MATERIAL PROVIDED:
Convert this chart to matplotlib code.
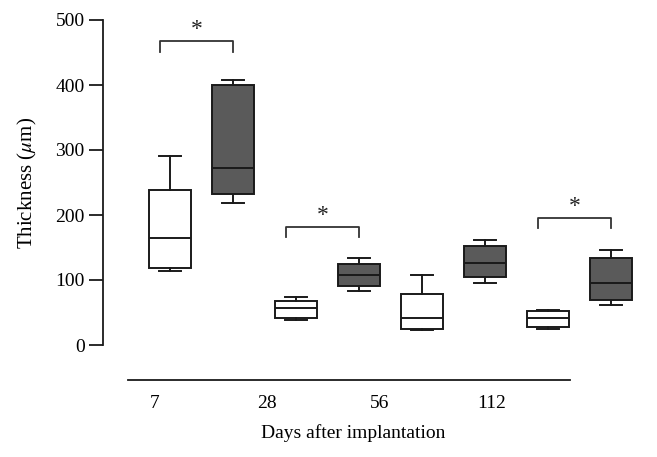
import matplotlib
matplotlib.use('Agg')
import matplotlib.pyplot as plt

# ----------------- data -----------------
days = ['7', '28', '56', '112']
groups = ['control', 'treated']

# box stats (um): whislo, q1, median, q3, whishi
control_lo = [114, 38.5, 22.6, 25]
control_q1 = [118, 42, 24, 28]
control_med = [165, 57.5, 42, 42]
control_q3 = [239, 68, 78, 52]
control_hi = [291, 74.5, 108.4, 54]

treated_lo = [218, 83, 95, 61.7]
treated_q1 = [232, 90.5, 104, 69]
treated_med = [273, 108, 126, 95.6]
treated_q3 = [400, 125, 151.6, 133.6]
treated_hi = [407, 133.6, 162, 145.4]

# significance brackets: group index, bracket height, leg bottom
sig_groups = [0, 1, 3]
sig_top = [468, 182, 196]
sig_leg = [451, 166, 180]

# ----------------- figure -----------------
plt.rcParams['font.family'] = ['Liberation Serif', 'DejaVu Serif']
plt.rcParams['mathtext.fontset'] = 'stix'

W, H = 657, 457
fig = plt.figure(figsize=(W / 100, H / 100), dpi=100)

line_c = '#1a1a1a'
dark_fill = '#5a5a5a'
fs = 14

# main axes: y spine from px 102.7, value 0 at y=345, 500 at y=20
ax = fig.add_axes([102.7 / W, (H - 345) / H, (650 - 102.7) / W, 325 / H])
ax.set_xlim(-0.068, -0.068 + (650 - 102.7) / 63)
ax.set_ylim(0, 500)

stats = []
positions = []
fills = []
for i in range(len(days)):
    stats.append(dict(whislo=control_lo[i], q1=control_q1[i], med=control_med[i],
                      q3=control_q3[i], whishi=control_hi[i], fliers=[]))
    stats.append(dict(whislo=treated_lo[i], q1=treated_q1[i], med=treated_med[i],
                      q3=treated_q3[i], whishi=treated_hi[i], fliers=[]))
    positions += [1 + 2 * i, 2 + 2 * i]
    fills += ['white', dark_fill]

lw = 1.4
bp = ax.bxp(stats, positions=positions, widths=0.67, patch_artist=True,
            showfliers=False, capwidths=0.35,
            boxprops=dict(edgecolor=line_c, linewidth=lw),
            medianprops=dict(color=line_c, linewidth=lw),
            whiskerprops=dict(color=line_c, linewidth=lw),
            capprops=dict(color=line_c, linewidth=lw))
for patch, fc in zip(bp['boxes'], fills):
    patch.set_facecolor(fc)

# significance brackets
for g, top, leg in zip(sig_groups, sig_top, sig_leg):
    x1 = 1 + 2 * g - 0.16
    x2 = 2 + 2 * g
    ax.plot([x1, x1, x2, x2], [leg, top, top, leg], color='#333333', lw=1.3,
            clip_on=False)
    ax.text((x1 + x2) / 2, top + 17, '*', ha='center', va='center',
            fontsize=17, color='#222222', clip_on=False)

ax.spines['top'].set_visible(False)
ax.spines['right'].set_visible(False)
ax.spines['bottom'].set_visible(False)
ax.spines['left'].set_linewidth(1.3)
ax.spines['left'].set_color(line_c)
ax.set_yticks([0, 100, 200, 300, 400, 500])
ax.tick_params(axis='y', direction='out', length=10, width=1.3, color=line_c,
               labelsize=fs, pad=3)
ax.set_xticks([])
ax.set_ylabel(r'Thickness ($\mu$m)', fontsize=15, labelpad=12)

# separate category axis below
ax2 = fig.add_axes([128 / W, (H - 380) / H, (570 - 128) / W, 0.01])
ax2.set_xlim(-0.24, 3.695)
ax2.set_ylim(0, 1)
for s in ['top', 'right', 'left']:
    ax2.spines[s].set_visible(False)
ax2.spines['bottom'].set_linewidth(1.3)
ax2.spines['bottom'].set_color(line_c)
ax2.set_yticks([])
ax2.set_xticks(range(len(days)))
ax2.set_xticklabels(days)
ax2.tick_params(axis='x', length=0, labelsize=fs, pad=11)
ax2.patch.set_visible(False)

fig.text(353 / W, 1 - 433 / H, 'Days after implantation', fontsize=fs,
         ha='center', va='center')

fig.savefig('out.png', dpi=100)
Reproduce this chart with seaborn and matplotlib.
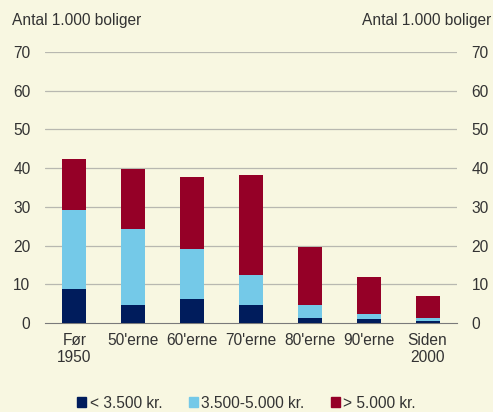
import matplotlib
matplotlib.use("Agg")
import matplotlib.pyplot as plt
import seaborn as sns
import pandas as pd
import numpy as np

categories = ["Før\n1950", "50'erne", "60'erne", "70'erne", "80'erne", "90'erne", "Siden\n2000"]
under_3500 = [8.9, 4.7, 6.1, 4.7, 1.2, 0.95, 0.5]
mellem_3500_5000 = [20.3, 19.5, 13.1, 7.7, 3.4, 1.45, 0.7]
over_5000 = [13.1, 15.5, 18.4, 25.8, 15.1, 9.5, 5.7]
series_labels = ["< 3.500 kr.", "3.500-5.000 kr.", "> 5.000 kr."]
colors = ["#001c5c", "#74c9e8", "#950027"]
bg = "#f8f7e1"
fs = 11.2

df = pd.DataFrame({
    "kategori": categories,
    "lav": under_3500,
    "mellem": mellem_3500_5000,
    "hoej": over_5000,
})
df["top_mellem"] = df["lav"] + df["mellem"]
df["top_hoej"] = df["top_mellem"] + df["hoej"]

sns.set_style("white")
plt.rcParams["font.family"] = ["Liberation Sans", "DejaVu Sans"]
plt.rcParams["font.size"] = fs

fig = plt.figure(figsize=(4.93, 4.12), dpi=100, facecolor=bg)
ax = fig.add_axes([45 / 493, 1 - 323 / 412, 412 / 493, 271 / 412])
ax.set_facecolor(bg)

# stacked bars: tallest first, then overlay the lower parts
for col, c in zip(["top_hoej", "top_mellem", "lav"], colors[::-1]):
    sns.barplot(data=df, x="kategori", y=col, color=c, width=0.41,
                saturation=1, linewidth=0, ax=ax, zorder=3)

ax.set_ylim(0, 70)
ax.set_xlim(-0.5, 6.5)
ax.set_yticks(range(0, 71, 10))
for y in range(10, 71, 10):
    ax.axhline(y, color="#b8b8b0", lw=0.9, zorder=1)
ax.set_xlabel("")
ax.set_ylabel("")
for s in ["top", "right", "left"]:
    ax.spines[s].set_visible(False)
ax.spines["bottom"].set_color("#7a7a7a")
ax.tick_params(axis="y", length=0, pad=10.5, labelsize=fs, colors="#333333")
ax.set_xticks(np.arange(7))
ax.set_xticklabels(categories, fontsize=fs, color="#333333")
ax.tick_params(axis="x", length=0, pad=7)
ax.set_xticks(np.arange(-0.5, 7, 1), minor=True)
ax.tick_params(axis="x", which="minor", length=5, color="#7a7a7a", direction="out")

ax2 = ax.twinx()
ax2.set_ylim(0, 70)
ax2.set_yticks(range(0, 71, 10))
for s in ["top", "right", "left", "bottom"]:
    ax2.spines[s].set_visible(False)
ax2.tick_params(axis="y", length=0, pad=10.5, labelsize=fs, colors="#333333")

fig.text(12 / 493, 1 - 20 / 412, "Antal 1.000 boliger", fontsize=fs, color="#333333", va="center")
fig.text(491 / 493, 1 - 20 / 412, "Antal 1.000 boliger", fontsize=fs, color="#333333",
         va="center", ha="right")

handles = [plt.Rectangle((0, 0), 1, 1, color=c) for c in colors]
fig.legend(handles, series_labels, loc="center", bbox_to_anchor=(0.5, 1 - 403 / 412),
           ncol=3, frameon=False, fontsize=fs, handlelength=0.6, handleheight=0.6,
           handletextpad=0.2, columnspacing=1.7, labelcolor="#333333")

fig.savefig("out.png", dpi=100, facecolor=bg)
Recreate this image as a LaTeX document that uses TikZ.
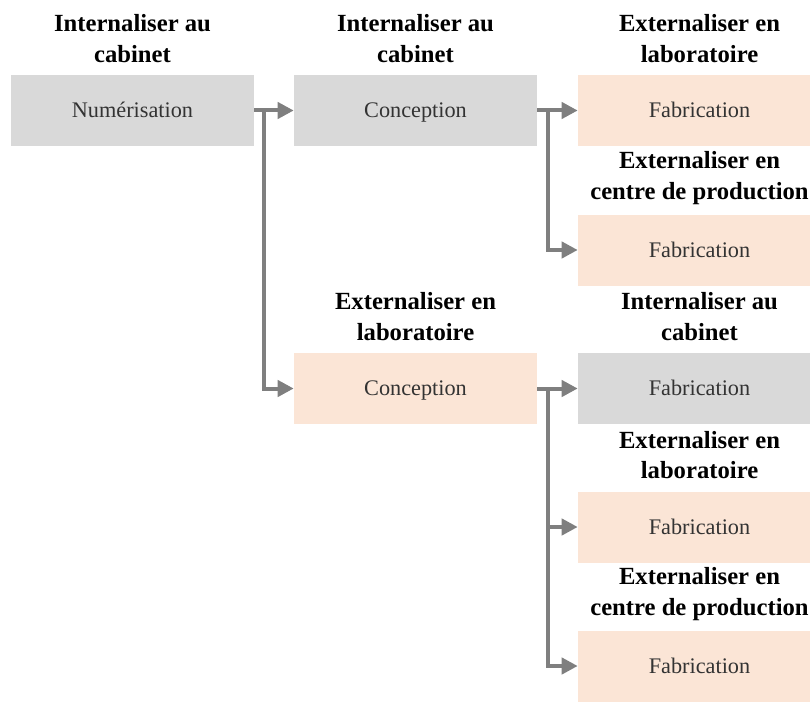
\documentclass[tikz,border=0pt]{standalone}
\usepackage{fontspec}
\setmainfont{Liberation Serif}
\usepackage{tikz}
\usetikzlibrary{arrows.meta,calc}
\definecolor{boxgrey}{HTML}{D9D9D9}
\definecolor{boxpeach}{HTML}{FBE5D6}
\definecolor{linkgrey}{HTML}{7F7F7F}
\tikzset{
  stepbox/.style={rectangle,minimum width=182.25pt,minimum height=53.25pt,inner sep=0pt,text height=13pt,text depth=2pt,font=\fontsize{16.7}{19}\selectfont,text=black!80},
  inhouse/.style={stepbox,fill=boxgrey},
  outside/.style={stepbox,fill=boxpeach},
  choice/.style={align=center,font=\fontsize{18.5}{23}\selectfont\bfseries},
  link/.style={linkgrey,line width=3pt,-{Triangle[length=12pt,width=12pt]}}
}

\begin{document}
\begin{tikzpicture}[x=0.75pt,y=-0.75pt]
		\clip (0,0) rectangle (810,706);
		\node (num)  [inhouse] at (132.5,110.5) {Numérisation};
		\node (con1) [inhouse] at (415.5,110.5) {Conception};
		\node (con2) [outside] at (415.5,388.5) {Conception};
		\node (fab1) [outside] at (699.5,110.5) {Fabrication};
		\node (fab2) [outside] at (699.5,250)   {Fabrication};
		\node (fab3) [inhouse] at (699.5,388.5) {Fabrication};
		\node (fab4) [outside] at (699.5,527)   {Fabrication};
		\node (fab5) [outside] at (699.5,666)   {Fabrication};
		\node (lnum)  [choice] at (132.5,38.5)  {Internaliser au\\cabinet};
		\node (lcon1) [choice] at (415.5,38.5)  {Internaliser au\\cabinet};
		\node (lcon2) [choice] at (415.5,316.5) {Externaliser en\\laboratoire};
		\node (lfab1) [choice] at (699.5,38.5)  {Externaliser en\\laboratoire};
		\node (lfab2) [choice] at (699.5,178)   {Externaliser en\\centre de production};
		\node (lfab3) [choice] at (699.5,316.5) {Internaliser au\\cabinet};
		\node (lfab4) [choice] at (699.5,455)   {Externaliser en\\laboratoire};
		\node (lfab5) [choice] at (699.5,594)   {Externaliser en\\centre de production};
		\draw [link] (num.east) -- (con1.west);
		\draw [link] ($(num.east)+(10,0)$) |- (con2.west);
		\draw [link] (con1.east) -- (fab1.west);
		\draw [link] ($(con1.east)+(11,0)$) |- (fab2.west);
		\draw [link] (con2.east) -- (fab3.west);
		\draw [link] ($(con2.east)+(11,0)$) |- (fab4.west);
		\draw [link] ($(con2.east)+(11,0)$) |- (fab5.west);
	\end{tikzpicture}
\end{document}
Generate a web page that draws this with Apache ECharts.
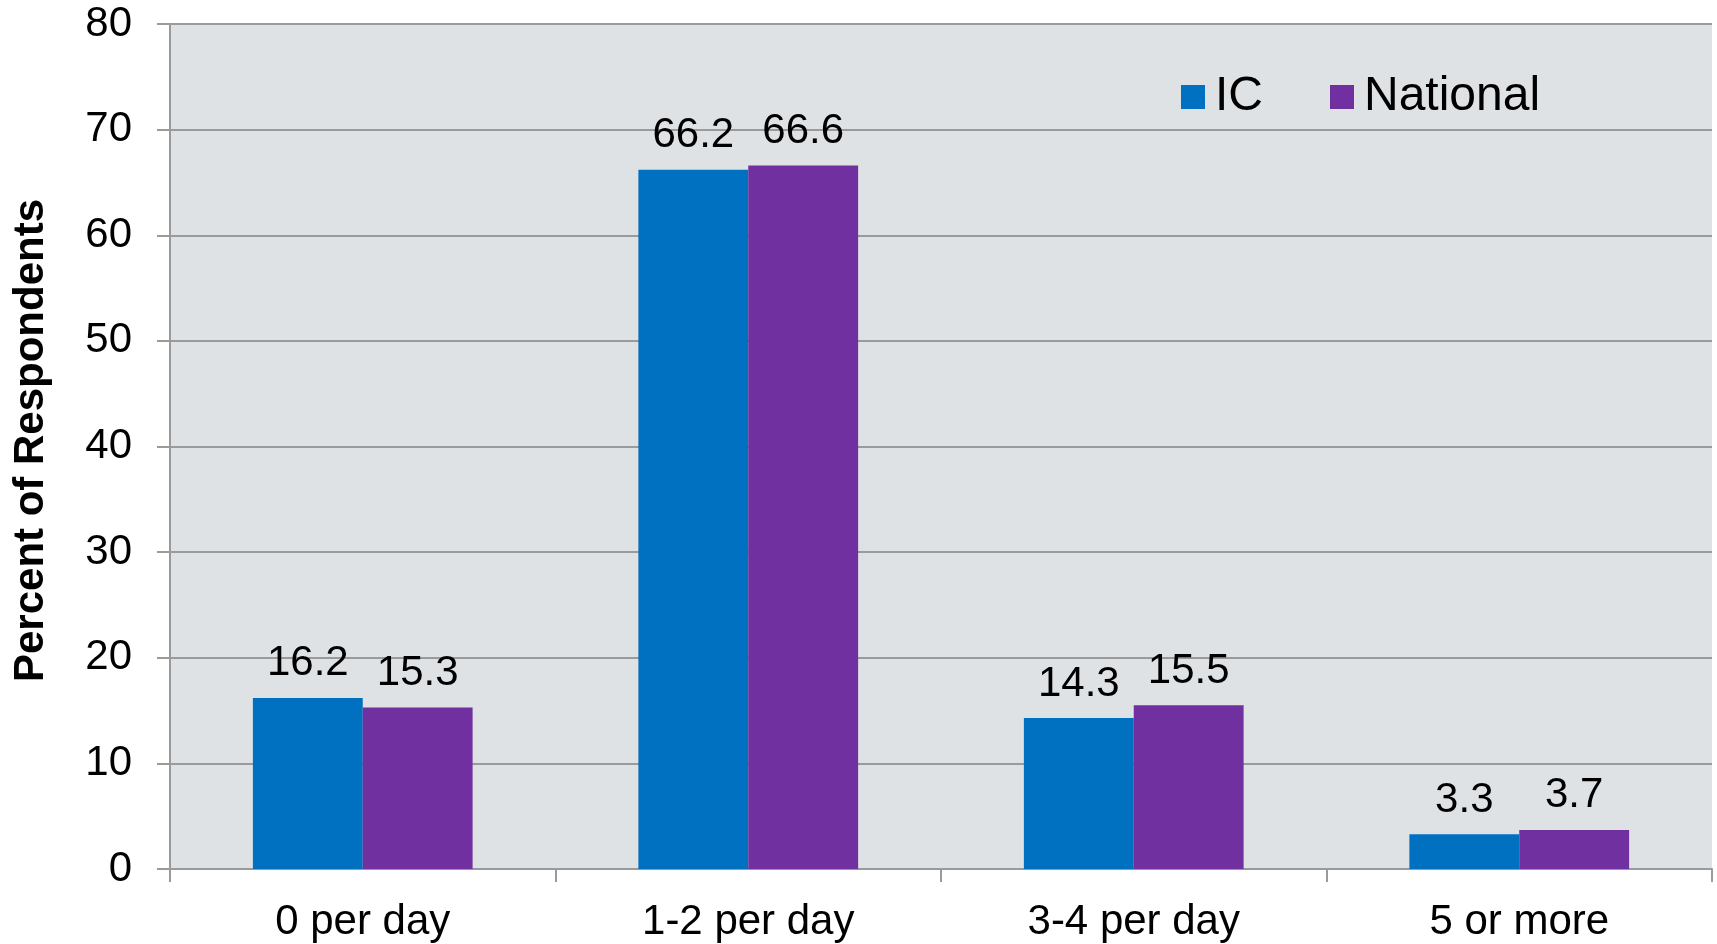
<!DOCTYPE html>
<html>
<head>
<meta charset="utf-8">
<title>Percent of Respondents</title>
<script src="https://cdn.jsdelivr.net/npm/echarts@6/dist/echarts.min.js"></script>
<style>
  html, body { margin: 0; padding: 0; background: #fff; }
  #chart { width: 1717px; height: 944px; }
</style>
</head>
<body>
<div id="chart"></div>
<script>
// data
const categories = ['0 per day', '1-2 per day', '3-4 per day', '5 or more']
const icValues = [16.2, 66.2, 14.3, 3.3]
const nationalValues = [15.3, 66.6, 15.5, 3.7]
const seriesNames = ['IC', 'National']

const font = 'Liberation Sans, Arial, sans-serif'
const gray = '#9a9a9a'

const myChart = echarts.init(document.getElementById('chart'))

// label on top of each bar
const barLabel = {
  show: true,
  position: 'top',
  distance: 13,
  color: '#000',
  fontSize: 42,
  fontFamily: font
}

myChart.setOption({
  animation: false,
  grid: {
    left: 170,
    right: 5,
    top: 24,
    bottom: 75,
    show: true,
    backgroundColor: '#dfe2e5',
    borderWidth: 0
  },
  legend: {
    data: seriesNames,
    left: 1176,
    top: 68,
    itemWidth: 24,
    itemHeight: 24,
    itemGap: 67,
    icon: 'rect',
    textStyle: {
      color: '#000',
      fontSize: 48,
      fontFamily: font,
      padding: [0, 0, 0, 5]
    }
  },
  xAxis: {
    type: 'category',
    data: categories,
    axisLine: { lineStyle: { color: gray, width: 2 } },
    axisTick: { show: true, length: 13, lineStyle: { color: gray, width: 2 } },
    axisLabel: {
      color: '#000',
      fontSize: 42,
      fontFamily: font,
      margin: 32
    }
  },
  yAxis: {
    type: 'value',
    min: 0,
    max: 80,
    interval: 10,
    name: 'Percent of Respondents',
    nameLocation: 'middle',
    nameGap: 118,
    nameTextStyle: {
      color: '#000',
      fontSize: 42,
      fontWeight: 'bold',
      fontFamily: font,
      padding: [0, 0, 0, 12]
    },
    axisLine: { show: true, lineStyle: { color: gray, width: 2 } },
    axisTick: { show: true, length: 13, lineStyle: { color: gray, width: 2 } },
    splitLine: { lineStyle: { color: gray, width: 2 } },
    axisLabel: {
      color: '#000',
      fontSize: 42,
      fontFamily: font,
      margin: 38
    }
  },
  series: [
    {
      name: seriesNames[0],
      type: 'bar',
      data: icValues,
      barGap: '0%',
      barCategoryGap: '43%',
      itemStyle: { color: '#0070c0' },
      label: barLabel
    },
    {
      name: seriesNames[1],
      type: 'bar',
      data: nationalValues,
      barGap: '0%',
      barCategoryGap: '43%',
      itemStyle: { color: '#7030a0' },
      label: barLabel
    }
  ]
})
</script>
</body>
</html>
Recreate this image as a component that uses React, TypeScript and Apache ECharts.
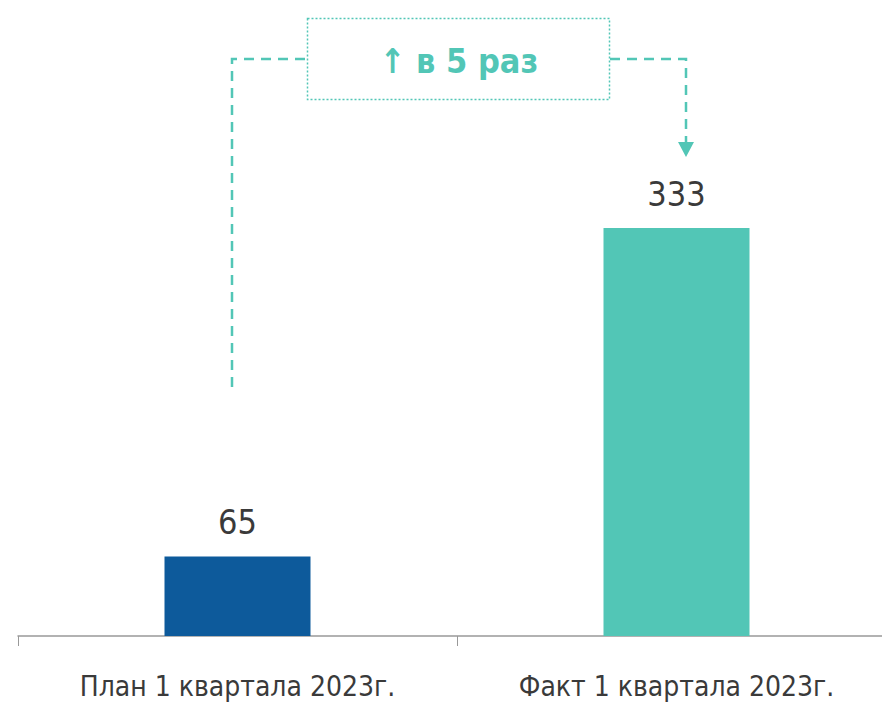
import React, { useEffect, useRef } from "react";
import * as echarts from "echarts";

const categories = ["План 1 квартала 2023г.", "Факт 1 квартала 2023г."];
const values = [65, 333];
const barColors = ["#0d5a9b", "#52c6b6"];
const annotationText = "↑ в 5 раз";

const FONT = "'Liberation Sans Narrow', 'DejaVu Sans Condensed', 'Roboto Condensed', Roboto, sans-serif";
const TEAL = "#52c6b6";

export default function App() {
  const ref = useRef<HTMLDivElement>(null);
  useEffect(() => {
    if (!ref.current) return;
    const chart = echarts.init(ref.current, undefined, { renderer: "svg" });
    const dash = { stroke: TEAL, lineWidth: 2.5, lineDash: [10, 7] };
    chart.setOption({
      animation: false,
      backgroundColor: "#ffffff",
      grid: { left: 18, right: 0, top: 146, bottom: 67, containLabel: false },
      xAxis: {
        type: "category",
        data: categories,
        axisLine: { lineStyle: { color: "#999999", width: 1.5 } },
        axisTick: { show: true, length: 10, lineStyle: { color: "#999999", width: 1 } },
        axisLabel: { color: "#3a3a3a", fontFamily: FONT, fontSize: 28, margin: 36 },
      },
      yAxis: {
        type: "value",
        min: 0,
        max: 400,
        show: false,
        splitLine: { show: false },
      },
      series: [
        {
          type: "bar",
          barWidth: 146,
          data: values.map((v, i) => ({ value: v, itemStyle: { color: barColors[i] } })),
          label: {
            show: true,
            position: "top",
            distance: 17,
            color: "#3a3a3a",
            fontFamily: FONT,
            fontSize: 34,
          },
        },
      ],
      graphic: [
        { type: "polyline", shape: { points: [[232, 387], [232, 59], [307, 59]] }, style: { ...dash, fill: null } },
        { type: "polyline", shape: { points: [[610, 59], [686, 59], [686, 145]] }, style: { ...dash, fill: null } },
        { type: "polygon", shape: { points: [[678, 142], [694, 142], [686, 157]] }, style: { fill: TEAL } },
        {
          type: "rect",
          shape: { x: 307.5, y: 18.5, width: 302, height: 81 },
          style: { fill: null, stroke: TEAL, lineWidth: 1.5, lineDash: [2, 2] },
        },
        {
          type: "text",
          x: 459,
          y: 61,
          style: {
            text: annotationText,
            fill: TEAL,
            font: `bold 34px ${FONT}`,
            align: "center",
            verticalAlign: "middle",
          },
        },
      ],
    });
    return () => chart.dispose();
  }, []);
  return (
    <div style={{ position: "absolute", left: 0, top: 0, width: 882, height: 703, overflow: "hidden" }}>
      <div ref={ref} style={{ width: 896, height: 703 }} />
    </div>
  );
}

DESCRIPTION OF THE TASK:
Copy nothing but the lines above from the one with "Recreate this image as a component" to the one with "import * as", inclusive, word for word. Leave every picture out.

REPLY TO THE TASK:
Recreate this image as a component that uses React, TypeScript and Apache ECharts.
import React, { useEffect, useRef } from "react";
import * as echarts from "echarts";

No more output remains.